The pastor of her parish, a family friend, was sympathetic but firm. She had no choice, he explained. In the economy of salvation, the life of the child was worth infinitely more than that of the mother. Should going forward with the pregnancy cost her her life, she would have given it for the highest possible grace. Should she go forward with the termination, she might save her own life but would most assuredly damn her soul. And everyone, he added, would know.
She agreed she had no choice. And for the next eight months she lived in terrible fear, every day, that the alien creature inside her would explode like a landmine. It didn’t. I didn’t. [Editorial note: The tests were wrong. It was a perfectly normal pregnancy, though my mother never knew or trusted that.] But for the rest of her life, my mother’s love for me, and her faith in God, was distorted by having seen me, in no small part, as an assassin planted in her womb by the Church.

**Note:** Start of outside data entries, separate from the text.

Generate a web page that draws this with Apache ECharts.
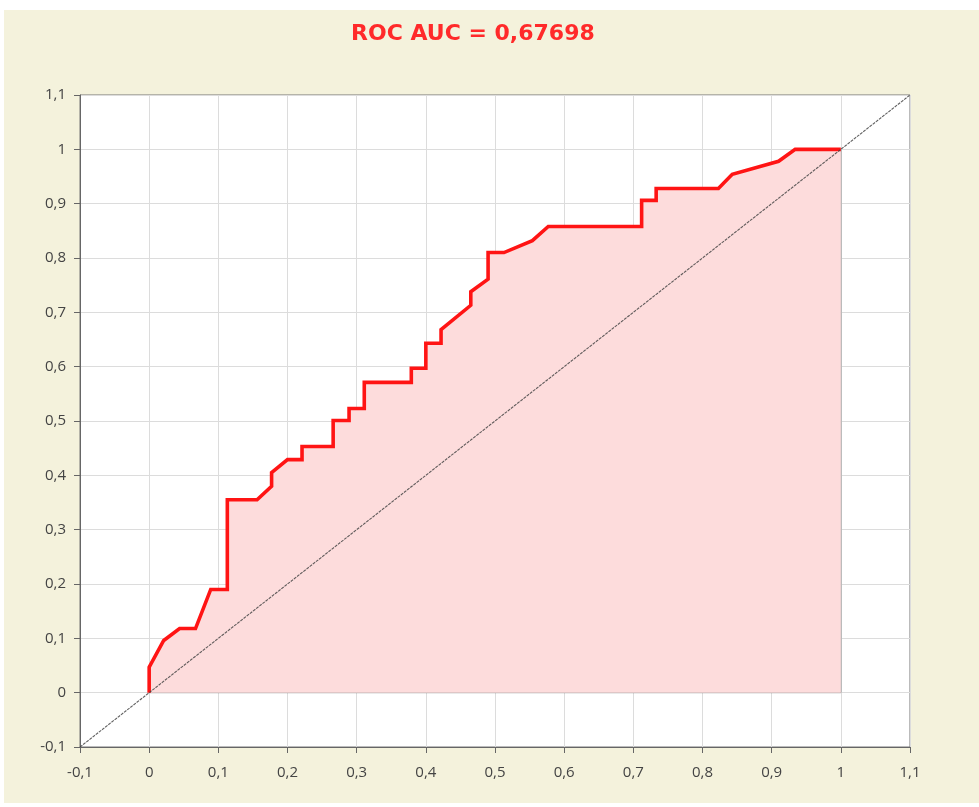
<!DOCTYPE html>
<html>
<head>
<meta charset="utf-8">
<script src="https://cdn.jsdelivr.net/npm/echarts@6/dist/echarts.min.js"></script>
<style>
  html, body { margin: 0; padding: 0; background: #fff; }
  #chart { position: absolute; left: 4px; top: 10px; width: 975px; height: 793px; }
</style>
</head>
<body>
<div id="chart"></div>
<script>
// ROC curve points (false positive rate, true positive rate)
const fpr = [0, 0, 0.021, 0.044, 0.067, 0.089, 0.113, 0.113, 0.156, 0.177, 0.177, 0.200, 0.221, 0.221,
  0.266, 0.266, 0.289, 0.289, 0.311, 0.311, 0.379, 0.379, 0.400, 0.400, 0.422, 0.422, 0.465, 0.465,
  0.490, 0.490, 0.513, 0.554, 0.577, 0.712, 0.712, 0.733, 0.733, 0.823, 0.843, 0.910, 0.934, 1];
const tpr = [0, 0.047, 0.096, 0.118, 0.118, 0.190, 0.190, 0.355, 0.355, 0.380, 0.405, 0.429, 0.429, 0.453,
  0.453, 0.501, 0.501, 0.523, 0.523, 0.571, 0.571, 0.597, 0.597, 0.643, 0.643, 0.668, 0.713, 0.738,
  0.761, 0.810, 0.810, 0.832, 0.858, 0.858, 0.906, 0.906, 0.928, 0.928, 0.954, 0.978, 1, 1];
const diagonal = [[-0.1, -0.1], [1.1, 1.1]];
const areaEdge = [[0, 0], [1, 0], [1, 1]];
const axisTicks = [-0.1, 1.1, 0.1]; // min, max, interval
const aucText = 'ROC AUC = 0,67698';

const fmt = v => String(Math.round(v * 10) / 10).replace('.', ',');
const labelStyle = { color: '#444', fontSize: 15, fontFamily: '"Open Sans", sans-serif' };

const chart = echarts.init(document.getElementById('chart'));
chart.setOption({
  backgroundColor: '#f4f2dc',
  animation: false,
  title: {
    text: aucText, left: 342, top: 8,
    textStyle: { color: '#ff2a2a', fontSize: 22, fontWeight: 'bold', fontFamily: '"DejaVu Sans", sans-serif' }
  },
  grid: {
    left: 76, right: 69, top: 85, bottom: 56,
    show: true, backgroundColor: '#fff', borderColor: '#777', borderWidth: 1
  },
  xAxis: {
    type: 'value', min: axisTicks[0], max: axisTicks[1], interval: axisTicks[2],
    axisLine: { onZero: false, lineStyle: { color: '#666' } },
    axisTick: { show: true, length: 6, lineStyle: { color: '#666' } },
    axisLabel: Object.assign({ formatter: fmt, margin: 18 }, labelStyle),
    splitLine: { lineStyle: { color: '#dcdcdc' } }
  },
  yAxis: {
    type: 'value', min: axisTicks[0], max: axisTicks[1], interval: axisTicks[2],
    axisLine: { show: true, onZero: false, lineStyle: { color: '#666' } },
    axisTick: { show: true, length: 6, lineStyle: { color: '#666' } },
    axisLabel: Object.assign({ formatter: fmt, margin: 14 }, labelStyle),
    splitLine: { lineStyle: { color: '#dcdcdc' } }
  },
  series: [
    {
      type: 'line', data: fpr.map((x, i) => [x, tpr[i]]),
      symbol: 'none', z: 3,
      lineStyle: { color: '#ff1414', width: 3.6, join: 'miter' },
      areaStyle: { color: '#fddcdc', opacity: 1, origin: 0 }
    },
    {
      type: 'line', data: areaEdge, symbol: 'none', z: 2,
      lineStyle: { color: '#777', width: 1 }
    },
    {
      type: 'line', data: diagonal, symbol: 'none', z: 4,
      lineStyle: { color: '#444', width: 1.1, type: [3, 1], opacity: 0.85 }
    }
  ]
});
</script>
</body>
</html>
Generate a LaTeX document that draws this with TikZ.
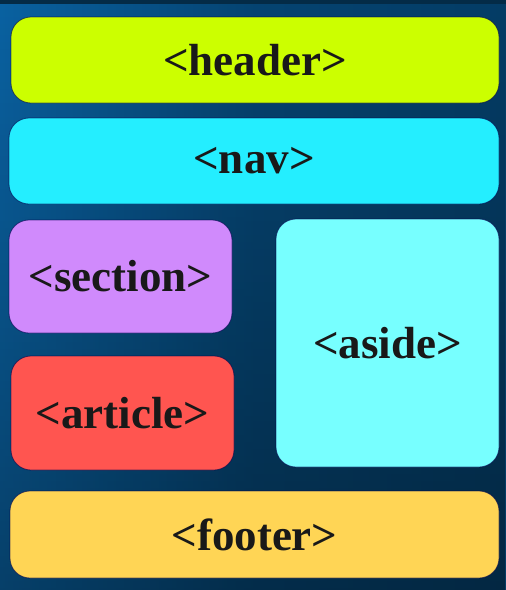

I wouldn’t let one story–even if that story is my mother’s, and my own–stop me from coming out as pro-life, however. It’s more the way that so many prolife Catholics, then and now, look at women like my mother and so many millions of other women pregnant in circumstances that range from far more threatening to far less thoughtful: like they’re filthy, and evil, and monstrous for being scared enough or alone enough or sick enough or just plain young and stupid enough to consider terminating a pregnancy. Yes, I am aware that there are many on the Catholic bus who don’t do this (case in point: Deacon Greg Kandra’s very balanced and thoughtful homily for tomorrow, which prompted this reflection of mine), who reach out with compassion, but quite frankly you wouldn’t know it if you spent any time in the comboxes. When the other bus accuses us of being judgmental and lacking in empathy, it’s not only their own bias that offers proof texts.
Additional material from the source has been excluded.